> [The request]: Only the lines from the first one through the line with "-61, -64.5, -34.5];" should be printed, exactly as they appear.
+++
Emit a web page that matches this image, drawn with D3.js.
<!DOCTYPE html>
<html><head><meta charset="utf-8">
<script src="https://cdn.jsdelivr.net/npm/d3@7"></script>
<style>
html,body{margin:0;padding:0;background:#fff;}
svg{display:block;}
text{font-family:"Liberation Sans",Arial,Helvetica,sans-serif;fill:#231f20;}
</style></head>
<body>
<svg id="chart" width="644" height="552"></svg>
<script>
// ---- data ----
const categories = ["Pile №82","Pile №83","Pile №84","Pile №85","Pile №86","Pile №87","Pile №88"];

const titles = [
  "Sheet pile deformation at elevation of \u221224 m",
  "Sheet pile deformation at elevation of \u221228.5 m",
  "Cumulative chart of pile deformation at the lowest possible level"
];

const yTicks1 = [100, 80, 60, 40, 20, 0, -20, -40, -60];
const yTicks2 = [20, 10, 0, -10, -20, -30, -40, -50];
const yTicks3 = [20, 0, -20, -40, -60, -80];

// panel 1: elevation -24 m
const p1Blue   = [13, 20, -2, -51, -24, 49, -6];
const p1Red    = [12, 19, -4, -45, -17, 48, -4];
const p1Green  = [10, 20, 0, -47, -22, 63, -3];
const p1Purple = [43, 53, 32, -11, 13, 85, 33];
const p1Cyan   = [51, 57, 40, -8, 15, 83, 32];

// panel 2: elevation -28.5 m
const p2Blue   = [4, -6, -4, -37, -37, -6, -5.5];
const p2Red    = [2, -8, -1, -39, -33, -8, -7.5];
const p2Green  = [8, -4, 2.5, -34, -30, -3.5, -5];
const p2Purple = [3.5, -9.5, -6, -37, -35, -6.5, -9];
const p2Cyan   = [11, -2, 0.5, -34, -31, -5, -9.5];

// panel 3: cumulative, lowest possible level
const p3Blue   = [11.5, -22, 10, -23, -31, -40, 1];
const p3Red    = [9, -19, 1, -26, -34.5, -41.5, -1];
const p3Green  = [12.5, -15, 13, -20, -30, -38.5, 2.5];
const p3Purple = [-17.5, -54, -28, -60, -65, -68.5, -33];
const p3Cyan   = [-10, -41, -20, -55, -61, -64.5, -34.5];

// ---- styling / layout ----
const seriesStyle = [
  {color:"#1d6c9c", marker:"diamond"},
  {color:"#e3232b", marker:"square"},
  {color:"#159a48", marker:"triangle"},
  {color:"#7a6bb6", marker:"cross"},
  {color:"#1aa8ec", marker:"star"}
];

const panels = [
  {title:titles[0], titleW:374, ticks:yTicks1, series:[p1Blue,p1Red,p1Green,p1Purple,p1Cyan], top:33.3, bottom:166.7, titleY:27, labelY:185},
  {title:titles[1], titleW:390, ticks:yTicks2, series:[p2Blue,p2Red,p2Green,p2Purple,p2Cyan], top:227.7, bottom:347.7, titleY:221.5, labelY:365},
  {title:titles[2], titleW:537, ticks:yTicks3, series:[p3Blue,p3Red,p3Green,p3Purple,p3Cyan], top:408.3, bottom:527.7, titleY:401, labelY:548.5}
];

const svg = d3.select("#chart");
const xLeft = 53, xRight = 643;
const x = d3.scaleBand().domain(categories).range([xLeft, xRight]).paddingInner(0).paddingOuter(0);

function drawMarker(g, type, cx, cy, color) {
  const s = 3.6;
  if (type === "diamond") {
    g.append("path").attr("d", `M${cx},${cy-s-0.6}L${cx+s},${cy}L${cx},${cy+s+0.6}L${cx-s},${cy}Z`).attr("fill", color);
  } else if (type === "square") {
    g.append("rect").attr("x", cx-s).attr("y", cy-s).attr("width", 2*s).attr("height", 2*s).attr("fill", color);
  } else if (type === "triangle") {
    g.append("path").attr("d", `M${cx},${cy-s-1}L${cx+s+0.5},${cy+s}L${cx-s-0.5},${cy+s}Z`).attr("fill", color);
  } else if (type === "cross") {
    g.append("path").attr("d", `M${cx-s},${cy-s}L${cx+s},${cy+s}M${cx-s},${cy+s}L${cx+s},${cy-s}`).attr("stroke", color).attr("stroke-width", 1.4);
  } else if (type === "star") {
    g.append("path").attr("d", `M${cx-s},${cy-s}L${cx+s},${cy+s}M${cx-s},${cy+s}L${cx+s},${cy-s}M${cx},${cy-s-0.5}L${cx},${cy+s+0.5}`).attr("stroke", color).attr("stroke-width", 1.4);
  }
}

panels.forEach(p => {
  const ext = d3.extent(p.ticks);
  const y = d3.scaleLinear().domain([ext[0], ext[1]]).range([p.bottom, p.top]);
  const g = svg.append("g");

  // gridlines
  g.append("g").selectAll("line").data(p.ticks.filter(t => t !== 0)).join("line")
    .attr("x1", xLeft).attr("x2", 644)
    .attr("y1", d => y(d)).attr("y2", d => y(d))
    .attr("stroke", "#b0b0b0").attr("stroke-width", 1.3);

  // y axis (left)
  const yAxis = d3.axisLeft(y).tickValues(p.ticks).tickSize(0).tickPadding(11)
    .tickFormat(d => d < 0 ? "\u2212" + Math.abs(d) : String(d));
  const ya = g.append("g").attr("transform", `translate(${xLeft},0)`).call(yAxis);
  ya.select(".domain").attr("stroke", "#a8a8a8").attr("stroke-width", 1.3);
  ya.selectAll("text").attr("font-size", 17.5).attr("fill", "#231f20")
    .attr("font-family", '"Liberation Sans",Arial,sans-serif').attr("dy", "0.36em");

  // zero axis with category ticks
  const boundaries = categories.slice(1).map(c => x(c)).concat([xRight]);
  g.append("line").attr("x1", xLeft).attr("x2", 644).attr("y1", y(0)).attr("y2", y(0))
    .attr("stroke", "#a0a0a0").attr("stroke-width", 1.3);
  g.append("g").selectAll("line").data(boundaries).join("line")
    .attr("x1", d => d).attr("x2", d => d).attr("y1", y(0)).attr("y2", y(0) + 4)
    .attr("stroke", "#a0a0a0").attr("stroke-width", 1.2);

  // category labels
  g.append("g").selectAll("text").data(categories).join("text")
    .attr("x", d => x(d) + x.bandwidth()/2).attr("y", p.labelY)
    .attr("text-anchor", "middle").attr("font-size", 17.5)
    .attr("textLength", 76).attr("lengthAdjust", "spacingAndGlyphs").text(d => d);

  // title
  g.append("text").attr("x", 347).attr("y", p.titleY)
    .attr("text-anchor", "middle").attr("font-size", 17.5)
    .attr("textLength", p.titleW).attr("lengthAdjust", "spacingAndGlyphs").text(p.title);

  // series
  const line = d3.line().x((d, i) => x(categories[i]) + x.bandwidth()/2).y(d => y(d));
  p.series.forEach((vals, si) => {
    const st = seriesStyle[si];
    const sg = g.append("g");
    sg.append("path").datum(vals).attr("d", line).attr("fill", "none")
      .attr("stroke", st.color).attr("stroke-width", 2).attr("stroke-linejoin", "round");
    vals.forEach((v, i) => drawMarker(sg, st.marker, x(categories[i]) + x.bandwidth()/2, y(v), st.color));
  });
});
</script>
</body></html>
+++
> [Response to the task]:
Emit a web page that matches this image, drawn with D3.js.
<!DOCTYPE html>
<html><head><meta charset="utf-8">
<script src="https://cdn.jsdelivr.net/npm/d3@7"></script>
<style>
html,body{margin:0;padding:0;background:#fff;}
svg{display:block;}
text{font-family:"Liberation Sans",Arial,Helvetica,sans-serif;fill:#231f20;}
</style></head>
<body>
<svg id="chart" width="644" height="552"></svg>
<script>
// ---- data ----
const categories = ["Pile №82","Pile №83","Pile №84","Pile №85","Pile №86","Pile №87","Pile №88"];

const titles = [
  "Sheet pile deformation at elevation of \u221224 m",
  "Sheet pile deformation at elevation of \u221228.5 m",
  "Cumulative chart of pile deformation at the lowest possible level"
];

const yTicks1 = [100, 80, 60, 40, 20, 0, -20, -40, -60];
const yTicks2 = [20, 10, 0, -10, -20, -30, -40, -50];
const yTicks3 = [20, 0, -20, -40, -60, -80];

// panel 1: elevation -24 m
const p1Blue   = [13, 20, -2, -51, -24, 49, -6];
const p1Red    = [12, 19, -4, -45, -17, 48, -4];
const p1Green  = [10, 20, 0, -47, -22, 63, -3];
const p1Purple = [43, 53, 32, -11, 13, 85, 33];
const p1Cyan   = [51, 57, 40, -8, 15, 83, 32];

// panel 2: elevation -28.5 m
const p2Blue   = [4, -6, -4, -37, -37, -6, -5.5];
const p2Red    = [2, -8, -1, -39, -33, -8, -7.5];
const p2Green  = [8, -4, 2.5, -34, -30, -3.5, -5];
const p2Purple = [3.5, -9.5, -6, -37, -35, -6.5, -9];
const p2Cyan   = [11, -2, 0.5, -34, -31, -5, -9.5];

// panel 3: cumulative, lowest possible level
const p3Blue   = [11.5, -22, 10, -23, -31, -40, 1];
const p3Red    = [9, -19, 1, -26, -34.5, -41.5, -1];
const p3Green  = [12.5, -15, 13, -20, -30, -38.5, 2.5];
const p3Purple = [-17.5, -54, -28, -60, -65, -68.5, -33];
const p3Cyan   = [-10, -41, -20, -55, -61, -64.5, -34.5];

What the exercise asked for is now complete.